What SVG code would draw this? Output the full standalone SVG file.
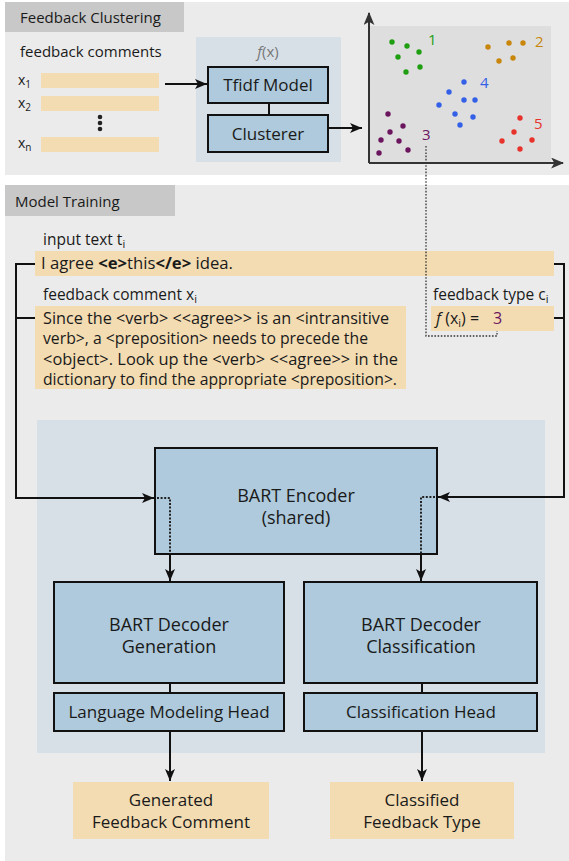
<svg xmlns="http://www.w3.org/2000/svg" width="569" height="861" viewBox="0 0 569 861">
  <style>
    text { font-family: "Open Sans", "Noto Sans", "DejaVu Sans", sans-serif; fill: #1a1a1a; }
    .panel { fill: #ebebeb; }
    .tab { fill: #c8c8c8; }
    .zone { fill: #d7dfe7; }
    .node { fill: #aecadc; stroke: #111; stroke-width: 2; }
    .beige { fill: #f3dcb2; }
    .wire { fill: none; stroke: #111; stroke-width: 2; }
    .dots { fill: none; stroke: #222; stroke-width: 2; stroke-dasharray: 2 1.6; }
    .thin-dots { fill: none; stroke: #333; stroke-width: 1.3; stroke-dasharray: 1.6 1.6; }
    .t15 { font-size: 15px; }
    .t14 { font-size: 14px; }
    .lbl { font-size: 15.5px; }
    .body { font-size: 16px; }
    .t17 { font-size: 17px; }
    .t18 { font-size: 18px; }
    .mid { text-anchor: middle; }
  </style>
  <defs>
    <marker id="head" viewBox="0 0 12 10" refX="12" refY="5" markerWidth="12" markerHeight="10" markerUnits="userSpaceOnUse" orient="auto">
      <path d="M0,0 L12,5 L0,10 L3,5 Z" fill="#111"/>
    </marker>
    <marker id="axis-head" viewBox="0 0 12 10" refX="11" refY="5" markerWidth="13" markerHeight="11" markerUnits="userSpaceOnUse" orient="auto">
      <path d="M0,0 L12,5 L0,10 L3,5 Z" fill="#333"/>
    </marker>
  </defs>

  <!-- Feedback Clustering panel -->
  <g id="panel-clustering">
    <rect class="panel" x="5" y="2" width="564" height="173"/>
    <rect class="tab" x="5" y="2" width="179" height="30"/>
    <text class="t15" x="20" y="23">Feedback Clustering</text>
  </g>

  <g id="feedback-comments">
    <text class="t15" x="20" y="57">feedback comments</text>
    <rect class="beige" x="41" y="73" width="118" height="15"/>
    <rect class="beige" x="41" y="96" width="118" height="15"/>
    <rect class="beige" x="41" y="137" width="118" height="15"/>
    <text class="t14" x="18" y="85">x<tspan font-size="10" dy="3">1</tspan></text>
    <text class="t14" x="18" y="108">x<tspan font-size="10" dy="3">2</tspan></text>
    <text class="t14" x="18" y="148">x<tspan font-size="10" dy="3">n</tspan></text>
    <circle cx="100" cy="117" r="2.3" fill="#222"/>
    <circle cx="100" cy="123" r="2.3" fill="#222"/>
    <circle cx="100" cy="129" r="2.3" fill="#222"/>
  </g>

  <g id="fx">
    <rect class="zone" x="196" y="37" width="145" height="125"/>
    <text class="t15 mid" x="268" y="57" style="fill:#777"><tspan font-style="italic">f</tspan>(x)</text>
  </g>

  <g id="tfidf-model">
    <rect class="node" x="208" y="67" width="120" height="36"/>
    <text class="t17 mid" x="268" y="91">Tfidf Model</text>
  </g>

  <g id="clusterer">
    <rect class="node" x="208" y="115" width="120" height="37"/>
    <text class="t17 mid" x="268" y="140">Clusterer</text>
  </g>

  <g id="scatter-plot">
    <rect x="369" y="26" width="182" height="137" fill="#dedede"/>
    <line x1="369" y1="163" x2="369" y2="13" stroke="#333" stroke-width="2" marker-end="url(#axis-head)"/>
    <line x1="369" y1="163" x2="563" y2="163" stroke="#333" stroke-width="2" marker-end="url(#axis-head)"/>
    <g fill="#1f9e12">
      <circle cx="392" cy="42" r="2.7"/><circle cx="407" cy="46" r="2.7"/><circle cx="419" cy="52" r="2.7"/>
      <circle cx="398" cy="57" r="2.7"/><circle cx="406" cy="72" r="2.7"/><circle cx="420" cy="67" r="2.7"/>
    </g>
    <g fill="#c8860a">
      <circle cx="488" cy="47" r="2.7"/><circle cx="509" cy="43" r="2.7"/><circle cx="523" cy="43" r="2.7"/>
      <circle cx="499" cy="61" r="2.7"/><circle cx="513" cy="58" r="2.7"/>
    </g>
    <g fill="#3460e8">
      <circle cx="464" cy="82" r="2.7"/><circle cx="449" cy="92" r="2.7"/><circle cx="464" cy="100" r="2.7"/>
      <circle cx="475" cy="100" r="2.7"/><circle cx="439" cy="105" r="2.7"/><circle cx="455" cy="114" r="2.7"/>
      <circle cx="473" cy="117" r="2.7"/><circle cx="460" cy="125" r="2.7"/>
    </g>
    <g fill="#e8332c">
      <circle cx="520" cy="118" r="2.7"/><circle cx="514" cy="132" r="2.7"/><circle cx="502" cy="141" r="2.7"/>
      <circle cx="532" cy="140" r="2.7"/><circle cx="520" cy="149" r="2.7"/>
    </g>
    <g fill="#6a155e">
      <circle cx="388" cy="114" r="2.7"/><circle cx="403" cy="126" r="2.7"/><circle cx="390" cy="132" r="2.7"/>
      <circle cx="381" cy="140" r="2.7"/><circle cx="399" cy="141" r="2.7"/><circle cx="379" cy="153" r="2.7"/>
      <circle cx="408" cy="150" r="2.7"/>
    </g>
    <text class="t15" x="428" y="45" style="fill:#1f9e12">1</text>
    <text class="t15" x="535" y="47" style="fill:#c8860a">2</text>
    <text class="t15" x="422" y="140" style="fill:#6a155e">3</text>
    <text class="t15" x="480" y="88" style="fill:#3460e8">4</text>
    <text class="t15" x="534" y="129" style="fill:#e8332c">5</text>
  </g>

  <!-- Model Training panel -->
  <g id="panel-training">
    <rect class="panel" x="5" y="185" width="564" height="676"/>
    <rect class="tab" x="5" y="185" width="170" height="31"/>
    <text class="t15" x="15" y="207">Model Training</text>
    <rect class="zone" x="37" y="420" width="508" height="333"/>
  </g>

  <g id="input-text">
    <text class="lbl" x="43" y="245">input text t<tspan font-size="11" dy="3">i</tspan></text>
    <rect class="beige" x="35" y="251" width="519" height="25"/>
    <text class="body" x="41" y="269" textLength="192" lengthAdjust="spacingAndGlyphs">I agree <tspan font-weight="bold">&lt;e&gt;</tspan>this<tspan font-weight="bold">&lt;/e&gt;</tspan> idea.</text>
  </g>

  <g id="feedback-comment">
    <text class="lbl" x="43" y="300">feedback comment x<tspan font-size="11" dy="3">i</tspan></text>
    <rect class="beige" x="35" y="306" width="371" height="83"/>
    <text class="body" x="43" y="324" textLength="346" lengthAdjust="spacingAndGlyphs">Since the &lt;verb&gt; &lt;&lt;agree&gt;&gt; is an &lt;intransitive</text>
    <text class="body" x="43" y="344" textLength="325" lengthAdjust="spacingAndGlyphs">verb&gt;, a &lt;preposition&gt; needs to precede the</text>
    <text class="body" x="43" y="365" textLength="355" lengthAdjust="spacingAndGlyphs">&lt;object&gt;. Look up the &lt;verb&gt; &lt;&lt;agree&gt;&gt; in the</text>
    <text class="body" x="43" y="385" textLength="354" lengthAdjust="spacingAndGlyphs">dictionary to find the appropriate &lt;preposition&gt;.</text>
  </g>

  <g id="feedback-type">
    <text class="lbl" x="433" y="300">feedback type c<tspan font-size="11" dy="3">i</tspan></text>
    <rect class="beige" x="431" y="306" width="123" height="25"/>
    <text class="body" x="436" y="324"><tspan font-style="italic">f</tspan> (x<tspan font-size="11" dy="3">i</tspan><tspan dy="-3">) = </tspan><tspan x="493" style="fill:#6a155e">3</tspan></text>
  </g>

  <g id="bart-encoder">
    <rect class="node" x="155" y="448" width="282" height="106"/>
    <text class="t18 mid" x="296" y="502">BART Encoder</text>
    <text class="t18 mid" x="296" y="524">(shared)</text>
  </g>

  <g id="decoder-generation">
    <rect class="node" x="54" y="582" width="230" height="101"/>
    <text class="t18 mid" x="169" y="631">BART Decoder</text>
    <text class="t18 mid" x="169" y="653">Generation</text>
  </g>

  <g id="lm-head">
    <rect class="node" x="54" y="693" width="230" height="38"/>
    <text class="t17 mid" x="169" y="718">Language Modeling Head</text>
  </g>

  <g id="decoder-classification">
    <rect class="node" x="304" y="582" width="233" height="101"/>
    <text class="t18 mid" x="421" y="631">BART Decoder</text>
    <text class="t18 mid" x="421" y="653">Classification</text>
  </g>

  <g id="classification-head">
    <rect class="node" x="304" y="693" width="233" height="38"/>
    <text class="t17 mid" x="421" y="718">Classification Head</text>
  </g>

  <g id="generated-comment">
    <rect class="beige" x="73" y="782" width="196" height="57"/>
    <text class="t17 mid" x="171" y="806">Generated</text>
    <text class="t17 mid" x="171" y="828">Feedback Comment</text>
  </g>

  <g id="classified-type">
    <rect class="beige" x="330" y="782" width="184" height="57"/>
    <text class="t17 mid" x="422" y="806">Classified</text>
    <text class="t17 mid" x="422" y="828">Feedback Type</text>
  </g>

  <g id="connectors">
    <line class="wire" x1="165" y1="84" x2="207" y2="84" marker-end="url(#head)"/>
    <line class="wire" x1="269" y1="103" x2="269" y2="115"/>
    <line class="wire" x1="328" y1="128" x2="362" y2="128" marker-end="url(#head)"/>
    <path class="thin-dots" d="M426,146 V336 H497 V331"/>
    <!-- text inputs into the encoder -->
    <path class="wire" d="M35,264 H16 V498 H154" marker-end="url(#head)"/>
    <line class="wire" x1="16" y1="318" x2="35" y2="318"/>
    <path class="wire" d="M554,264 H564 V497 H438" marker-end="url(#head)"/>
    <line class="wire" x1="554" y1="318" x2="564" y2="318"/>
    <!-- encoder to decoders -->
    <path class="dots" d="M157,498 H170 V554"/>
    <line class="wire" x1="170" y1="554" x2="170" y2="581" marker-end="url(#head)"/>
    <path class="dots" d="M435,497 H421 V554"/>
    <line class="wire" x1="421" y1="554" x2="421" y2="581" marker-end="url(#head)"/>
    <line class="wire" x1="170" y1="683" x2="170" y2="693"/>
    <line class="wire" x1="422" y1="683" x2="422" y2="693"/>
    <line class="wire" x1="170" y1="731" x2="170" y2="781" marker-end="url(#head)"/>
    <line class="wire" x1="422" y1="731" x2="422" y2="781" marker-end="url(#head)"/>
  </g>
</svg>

★ ★ ★

Among the lines of the material, find those that hold the word "this" and copy them.

**RESULT BELOW**
What SVG code would draw this? Output the full standalone SVG file.
    <text class="body" x="41" y="269" textLength="192" lengthAdjust="spacingAndGlyphs">I agree <tspan font-weight="bold">&lt;e&gt;</tspan>this<tspan font-weight="bold">&lt;/e&gt;</tspan> idea.</text>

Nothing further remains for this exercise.